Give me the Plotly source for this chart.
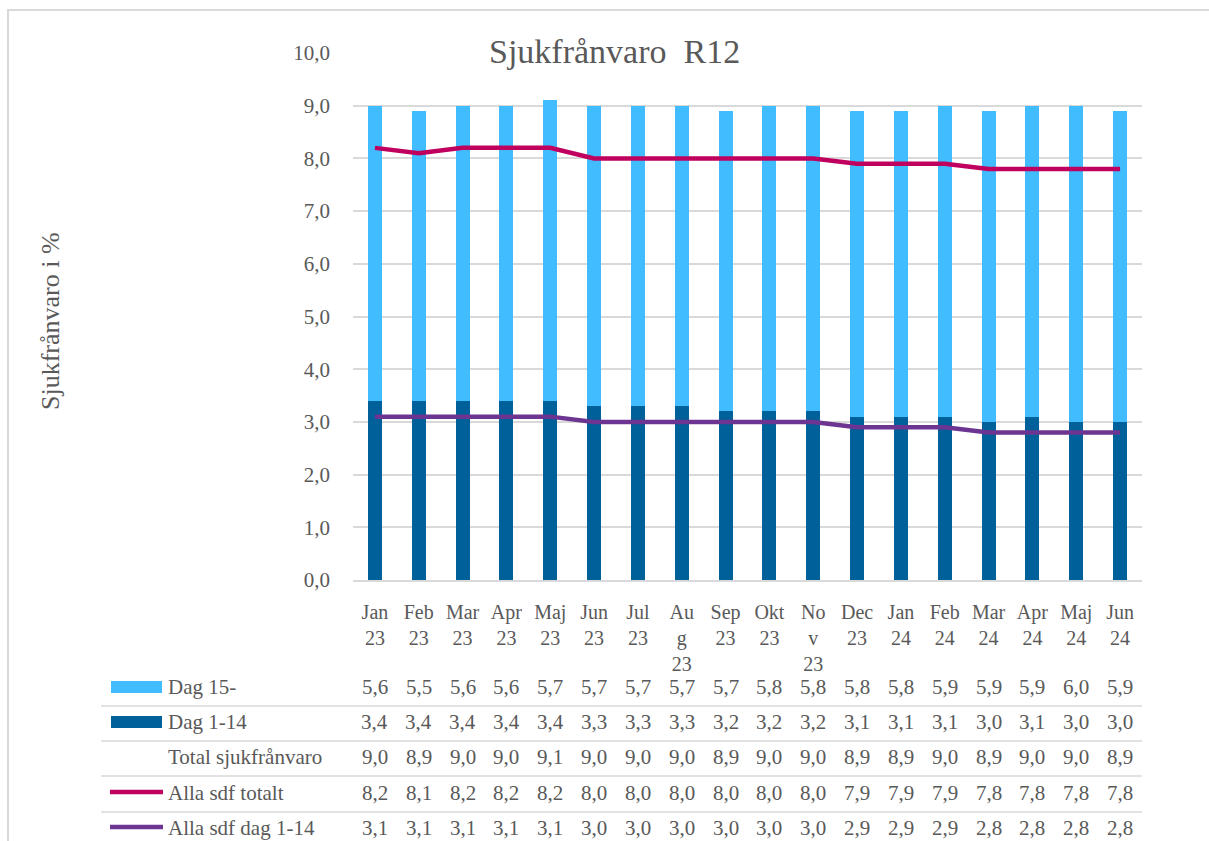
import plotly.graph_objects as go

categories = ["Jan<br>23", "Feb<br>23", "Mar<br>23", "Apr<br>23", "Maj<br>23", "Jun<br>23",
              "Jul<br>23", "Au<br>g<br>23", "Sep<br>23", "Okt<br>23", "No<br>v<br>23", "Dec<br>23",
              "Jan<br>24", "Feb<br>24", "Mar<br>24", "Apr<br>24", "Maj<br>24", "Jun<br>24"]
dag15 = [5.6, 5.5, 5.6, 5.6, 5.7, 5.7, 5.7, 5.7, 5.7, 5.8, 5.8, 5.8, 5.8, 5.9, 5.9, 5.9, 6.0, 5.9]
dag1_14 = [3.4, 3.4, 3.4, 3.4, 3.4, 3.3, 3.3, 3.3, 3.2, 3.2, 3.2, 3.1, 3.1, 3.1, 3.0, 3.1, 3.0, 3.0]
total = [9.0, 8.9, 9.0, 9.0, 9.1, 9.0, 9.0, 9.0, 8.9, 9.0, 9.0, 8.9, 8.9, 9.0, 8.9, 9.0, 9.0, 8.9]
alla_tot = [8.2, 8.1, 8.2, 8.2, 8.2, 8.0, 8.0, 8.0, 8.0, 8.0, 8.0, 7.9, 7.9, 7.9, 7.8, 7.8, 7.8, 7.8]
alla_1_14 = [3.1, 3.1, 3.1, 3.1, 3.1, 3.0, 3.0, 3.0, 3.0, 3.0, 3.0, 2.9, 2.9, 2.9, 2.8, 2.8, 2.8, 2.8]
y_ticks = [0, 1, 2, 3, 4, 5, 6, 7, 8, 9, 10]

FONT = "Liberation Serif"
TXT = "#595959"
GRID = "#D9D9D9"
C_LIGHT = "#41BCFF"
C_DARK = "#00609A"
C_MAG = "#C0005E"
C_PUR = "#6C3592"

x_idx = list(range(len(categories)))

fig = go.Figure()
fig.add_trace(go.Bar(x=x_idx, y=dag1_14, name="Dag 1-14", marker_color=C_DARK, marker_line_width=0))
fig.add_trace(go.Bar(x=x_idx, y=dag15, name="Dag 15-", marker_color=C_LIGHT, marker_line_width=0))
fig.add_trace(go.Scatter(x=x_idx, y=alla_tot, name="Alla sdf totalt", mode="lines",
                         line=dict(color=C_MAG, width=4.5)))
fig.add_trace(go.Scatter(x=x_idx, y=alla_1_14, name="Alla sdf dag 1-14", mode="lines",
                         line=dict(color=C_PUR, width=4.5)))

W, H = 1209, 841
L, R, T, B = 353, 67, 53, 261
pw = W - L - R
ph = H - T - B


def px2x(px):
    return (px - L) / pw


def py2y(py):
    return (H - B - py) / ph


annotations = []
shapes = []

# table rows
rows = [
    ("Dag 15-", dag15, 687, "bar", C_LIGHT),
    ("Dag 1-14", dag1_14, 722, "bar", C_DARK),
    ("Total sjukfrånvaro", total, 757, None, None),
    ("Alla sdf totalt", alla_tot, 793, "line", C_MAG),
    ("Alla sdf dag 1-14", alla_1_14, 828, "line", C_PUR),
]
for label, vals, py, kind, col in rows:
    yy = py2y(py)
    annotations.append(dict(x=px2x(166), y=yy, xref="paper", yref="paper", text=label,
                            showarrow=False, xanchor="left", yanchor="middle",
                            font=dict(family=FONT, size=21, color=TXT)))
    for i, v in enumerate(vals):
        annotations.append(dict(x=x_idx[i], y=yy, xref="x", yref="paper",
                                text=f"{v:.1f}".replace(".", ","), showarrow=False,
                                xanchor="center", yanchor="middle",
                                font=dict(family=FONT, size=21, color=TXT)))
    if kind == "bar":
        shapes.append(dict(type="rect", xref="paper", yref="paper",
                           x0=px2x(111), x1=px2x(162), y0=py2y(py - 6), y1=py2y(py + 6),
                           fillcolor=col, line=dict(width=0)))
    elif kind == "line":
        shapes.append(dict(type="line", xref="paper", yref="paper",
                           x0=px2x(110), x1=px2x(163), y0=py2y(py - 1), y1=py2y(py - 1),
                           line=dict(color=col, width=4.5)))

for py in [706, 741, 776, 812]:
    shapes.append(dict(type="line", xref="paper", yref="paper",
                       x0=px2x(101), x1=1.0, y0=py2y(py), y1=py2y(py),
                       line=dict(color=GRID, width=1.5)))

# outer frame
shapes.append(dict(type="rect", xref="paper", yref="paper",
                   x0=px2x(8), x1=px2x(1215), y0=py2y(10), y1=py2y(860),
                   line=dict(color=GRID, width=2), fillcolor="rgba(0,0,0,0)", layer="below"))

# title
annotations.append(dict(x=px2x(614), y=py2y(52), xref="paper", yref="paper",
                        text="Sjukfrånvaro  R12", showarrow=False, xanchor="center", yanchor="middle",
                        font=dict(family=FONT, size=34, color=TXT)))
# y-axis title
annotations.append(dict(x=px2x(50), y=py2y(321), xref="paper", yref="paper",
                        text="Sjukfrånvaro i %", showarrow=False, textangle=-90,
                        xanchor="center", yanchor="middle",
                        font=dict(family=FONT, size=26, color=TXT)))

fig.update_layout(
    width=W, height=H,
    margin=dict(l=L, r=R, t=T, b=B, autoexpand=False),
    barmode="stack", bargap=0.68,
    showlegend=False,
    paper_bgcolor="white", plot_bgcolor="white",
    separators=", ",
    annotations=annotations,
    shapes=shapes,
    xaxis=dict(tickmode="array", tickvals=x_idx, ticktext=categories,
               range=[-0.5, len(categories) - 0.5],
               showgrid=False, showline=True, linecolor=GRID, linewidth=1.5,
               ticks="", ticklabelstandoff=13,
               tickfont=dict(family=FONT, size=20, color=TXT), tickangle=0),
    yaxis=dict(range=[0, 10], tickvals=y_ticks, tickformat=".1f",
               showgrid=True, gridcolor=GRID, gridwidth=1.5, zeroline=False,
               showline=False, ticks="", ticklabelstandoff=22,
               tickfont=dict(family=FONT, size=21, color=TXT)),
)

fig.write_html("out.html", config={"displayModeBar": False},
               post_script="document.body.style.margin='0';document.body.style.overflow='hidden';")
══════════════════════════════
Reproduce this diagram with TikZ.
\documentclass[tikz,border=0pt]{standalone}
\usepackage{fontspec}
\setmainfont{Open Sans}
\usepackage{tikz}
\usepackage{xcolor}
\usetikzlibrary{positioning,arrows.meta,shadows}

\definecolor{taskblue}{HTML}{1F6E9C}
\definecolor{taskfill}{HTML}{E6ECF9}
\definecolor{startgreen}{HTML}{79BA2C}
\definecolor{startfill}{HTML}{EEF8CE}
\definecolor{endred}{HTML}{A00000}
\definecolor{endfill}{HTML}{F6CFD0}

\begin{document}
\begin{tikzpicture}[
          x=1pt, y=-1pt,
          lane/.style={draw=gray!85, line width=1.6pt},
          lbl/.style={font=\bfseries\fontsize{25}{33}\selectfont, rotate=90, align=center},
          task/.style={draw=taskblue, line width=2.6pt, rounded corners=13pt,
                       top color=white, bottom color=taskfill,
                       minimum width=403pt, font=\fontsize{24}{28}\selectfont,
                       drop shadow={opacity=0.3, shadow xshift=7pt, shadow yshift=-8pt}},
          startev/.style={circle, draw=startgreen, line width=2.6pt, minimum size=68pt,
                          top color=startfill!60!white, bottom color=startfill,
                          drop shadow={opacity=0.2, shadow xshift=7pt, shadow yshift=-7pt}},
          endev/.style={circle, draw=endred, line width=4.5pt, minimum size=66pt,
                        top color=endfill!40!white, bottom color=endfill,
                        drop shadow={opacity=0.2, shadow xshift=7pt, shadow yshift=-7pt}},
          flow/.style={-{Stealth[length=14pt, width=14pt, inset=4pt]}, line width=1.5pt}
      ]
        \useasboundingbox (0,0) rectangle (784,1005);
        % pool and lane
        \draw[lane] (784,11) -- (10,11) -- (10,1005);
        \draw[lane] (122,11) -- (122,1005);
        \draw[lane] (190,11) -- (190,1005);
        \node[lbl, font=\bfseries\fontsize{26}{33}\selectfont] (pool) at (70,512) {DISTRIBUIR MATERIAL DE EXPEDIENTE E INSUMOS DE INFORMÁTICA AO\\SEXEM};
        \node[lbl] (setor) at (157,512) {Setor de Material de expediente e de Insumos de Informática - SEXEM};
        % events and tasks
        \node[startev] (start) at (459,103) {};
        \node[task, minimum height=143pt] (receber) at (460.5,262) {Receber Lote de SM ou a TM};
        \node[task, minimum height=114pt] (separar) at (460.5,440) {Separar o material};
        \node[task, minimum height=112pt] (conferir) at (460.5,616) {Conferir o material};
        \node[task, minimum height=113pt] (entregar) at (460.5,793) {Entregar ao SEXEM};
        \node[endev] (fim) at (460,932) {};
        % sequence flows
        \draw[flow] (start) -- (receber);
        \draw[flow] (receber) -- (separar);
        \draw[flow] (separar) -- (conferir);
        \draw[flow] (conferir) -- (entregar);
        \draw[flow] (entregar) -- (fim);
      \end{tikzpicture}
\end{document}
══════════════════════════════
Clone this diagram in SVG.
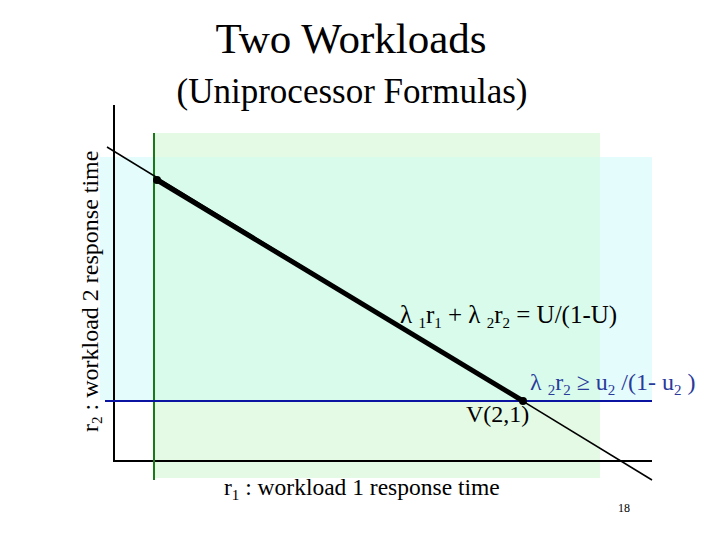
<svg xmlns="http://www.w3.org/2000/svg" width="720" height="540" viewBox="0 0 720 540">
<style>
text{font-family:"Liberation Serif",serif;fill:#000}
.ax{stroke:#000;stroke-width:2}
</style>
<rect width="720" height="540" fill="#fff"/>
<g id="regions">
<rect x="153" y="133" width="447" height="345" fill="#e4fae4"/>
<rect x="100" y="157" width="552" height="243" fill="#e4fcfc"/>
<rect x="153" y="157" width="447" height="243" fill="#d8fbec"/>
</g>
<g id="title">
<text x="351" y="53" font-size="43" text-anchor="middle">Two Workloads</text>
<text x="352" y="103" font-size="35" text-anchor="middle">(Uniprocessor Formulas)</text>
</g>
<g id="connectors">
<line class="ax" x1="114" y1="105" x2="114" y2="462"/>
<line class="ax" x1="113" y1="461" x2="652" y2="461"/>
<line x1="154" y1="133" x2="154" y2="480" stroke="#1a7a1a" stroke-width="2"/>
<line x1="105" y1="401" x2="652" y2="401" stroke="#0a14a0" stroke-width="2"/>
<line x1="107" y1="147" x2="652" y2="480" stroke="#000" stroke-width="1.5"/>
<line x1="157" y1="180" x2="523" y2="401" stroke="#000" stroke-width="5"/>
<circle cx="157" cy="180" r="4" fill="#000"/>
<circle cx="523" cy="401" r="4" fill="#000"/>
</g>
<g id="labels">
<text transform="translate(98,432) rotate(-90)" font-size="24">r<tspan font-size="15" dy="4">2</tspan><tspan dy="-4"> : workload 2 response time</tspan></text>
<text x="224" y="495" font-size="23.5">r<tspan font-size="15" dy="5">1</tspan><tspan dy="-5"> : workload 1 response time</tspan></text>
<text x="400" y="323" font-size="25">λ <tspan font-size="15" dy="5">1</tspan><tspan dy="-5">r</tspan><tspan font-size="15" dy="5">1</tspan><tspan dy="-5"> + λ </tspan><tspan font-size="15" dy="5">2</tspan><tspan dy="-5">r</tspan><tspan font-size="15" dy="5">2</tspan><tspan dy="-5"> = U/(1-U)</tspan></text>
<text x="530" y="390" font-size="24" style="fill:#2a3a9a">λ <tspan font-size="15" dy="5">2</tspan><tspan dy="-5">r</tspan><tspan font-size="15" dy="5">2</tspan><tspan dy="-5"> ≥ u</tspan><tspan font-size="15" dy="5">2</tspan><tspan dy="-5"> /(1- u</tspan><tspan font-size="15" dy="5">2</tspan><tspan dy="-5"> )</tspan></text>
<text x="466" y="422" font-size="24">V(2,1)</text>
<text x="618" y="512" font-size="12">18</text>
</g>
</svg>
══════════════════════════════
> **Task to carry out**
Both the line containing "Give me the Plotly source for this chart." and the line containing "import plotly.graph_objects as go" belong in the copy, along with every line between them. Reproduce that stretch exactly, without the pictures.

> **Result for this exercise**
Give me the Plotly source for this chart.
import plotly.graph_objects as go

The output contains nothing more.